=== To be done ===
The listing below should be written out exactly; please include all of it.

=== Raw data ===
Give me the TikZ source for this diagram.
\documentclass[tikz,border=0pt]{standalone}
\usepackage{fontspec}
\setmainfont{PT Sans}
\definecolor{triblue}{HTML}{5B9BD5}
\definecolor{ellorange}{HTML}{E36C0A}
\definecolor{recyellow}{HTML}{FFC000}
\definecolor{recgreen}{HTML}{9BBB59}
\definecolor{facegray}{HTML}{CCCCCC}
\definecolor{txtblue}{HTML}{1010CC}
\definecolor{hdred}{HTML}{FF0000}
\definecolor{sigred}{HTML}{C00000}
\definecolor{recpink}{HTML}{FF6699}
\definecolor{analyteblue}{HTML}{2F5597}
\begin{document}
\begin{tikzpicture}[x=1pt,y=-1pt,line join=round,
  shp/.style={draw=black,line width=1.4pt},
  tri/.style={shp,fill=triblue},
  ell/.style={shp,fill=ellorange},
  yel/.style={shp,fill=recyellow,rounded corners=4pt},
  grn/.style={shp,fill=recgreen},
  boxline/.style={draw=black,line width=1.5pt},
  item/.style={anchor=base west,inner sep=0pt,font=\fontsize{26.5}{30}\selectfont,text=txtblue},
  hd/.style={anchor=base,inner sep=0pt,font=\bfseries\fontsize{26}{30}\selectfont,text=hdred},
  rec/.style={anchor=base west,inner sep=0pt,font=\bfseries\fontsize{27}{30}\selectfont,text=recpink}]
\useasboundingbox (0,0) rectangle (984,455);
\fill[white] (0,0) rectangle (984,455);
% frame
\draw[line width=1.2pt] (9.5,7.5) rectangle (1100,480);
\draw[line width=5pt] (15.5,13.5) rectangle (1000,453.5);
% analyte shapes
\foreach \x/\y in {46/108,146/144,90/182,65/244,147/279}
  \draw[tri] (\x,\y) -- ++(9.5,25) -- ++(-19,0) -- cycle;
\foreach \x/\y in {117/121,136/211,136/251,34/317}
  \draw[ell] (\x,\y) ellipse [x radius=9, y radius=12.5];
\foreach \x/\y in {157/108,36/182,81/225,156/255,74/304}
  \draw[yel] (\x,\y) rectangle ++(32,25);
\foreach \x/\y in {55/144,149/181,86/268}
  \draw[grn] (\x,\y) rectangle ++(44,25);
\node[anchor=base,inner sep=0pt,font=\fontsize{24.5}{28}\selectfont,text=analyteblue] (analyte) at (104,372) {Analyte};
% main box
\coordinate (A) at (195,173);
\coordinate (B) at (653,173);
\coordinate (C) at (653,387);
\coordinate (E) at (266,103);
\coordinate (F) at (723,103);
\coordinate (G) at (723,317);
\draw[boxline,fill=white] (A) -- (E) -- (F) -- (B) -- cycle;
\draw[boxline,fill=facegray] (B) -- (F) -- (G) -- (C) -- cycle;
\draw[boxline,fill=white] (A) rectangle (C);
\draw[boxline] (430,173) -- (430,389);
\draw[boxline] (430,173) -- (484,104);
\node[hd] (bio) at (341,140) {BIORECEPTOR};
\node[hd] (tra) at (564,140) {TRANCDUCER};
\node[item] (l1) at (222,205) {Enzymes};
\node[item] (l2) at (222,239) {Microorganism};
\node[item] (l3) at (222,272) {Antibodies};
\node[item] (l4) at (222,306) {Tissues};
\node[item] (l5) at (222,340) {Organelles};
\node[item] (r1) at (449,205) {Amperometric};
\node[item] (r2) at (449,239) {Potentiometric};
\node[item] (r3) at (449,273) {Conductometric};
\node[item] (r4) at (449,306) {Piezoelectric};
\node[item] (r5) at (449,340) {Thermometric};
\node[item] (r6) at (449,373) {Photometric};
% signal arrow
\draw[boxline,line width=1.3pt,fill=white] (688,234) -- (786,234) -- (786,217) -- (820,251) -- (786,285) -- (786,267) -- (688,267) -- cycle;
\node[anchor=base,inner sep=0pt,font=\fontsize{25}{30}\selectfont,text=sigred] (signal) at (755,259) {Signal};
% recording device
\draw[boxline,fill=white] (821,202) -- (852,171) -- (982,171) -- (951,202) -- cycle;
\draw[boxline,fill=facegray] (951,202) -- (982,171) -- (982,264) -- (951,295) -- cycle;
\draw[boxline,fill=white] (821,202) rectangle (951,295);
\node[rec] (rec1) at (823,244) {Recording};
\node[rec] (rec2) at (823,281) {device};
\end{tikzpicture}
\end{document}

=== The response ===
Give me the TikZ source for this diagram.
\documentclass[tikz,border=0pt]{standalone}
\usepackage{fontspec}
\setmainfont{PT Sans}
\definecolor{triblue}{HTML}{5B9BD5}
\definecolor{ellorange}{HTML}{E36C0A}
\definecolor{recyellow}{HTML}{FFC000}
\definecolor{recgreen}{HTML}{9BBB59}
\definecolor{facegray}{HTML}{CCCCCC}
\definecolor{txtblue}{HTML}{1010CC}
\definecolor{hdred}{HTML}{FF0000}
\definecolor{sigred}{HTML}{C00000}
\definecolor{recpink}{HTML}{FF6699}
\definecolor{analyteblue}{HTML}{2F5597}
\begin{document}
\begin{tikzpicture}[x=1pt,y=-1pt,line join=round,
  shp/.style={draw=black,line width=1.4pt},
  tri/.style={shp,fill=triblue},
  ell/.style={shp,fill=ellorange},
  yel/.style={shp,fill=recyellow,rounded corners=4pt},
  grn/.style={shp,fill=recgreen},
  boxline/.style={draw=black,line width=1.5pt},
  item/.style={anchor=base west,inner sep=0pt,font=\fontsize{26.5}{30}\selectfont,text=txtblue},
  hd/.style={anchor=base,inner sep=0pt,font=\bfseries\fontsize{26}{30}\selectfont,text=hdred},
  rec/.style={anchor=base west,inner sep=0pt,font=\bfseries\fontsize{27}{30}\selectfont,text=recpink}]
\useasboundingbox (0,0) rectangle (984,455);
\fill[white] (0,0) rectangle (984,455);
% frame
\draw[line width=1.2pt] (9.5,7.5) rectangle (1100,480);
\draw[line width=5pt] (15.5,13.5) rectangle (1000,453.5);
% analyte shapes
\foreach \x/\y in {46/108,146/144,90/182,65/244,147/279}
  \draw[tri] (\x,\y) -- ++(9.5,25) -- ++(-19,0) -- cycle;
\foreach \x/\y in {117/121,136/211,136/251,34/317}
  \draw[ell] (\x,\y) ellipse [x radius=9, y radius=12.5];
\foreach \x/\y in {157/108,36/182,81/225,156/255,74/304}
  \draw[yel] (\x,\y) rectangle ++(32,25);
\foreach \x/\y in {55/144,149/181,86/268}
  \draw[grn] (\x,\y) rectangle ++(44,25);
\node[anchor=base,inner sep=0pt,font=\fontsize{24.5}{28}\selectfont,text=analyteblue] (analyte) at (104,372) {Analyte};
% main box
\coordinate (A) at (195,173);
\coordinate (B) at (653,173);
\coordinate (C) at (653,387);
\coordinate (E) at (266,103);
\coordinate (F) at (723,103);
\coordinate (G) at (723,317);
\draw[boxline,fill=white] (A) -- (E) -- (F) -- (B) -- cycle;
\draw[boxline,fill=facegray] (B) -- (F) -- (G) -- (C) -- cycle;
\draw[boxline,fill=white] (A) rectangle (C);
\draw[boxline] (430,173) -- (430,389);
\draw[boxline] (430,173) -- (484,104);
\node[hd] (bio) at (341,140) {BIORECEPTOR};
\node[hd] (tra) at (564,140) {TRANCDUCER};
\node[item] (l1) at (222,205) {Enzymes};
\node[item] (l2) at (222,239) {Microorganism};
\node[item] (l3) at (222,272) {Antibodies};
\node[item] (l4) at (222,306) {Tissues};
\node[item] (l5) at (222,340) {Organelles};
\node[item] (r1) at (449,205) {Amperometric};
\node[item] (r2) at (449,239) {Potentiometric};
\node[item] (r3) at (449,273) {Conductometric};
\node[item] (r4) at (449,306) {Piezoelectric};
\node[item] (r5) at (449,340) {Thermometric};
\node[item] (r6) at (449,373) {Photometric};
% signal arrow
\draw[boxline,line width=1.3pt,fill=white] (688,234) -- (786,234) -- (786,217) -- (820,251) -- (786,285) -- (786,267) -- (688,267) -- cycle;
\node[anchor=base,inner sep=0pt,font=\fontsize{25}{30}\selectfont,text=sigred] (signal) at (755,259) {Signal};
% recording device
\draw[boxline,fill=white] (821,202) -- (852,171) -- (982,171) -- (951,202) -- cycle;
\draw[boxline,fill=facegray] (951,202) -- (982,171) -- (982,264) -- (951,295) -- cycle;
\draw[boxline,fill=white] (821,202) rectangle (951,295);
\node[rec] (rec1) at (823,244) {Recording};
\node[rec] (rec2) at (823,281) {device};
\end{tikzpicture}
\end{document}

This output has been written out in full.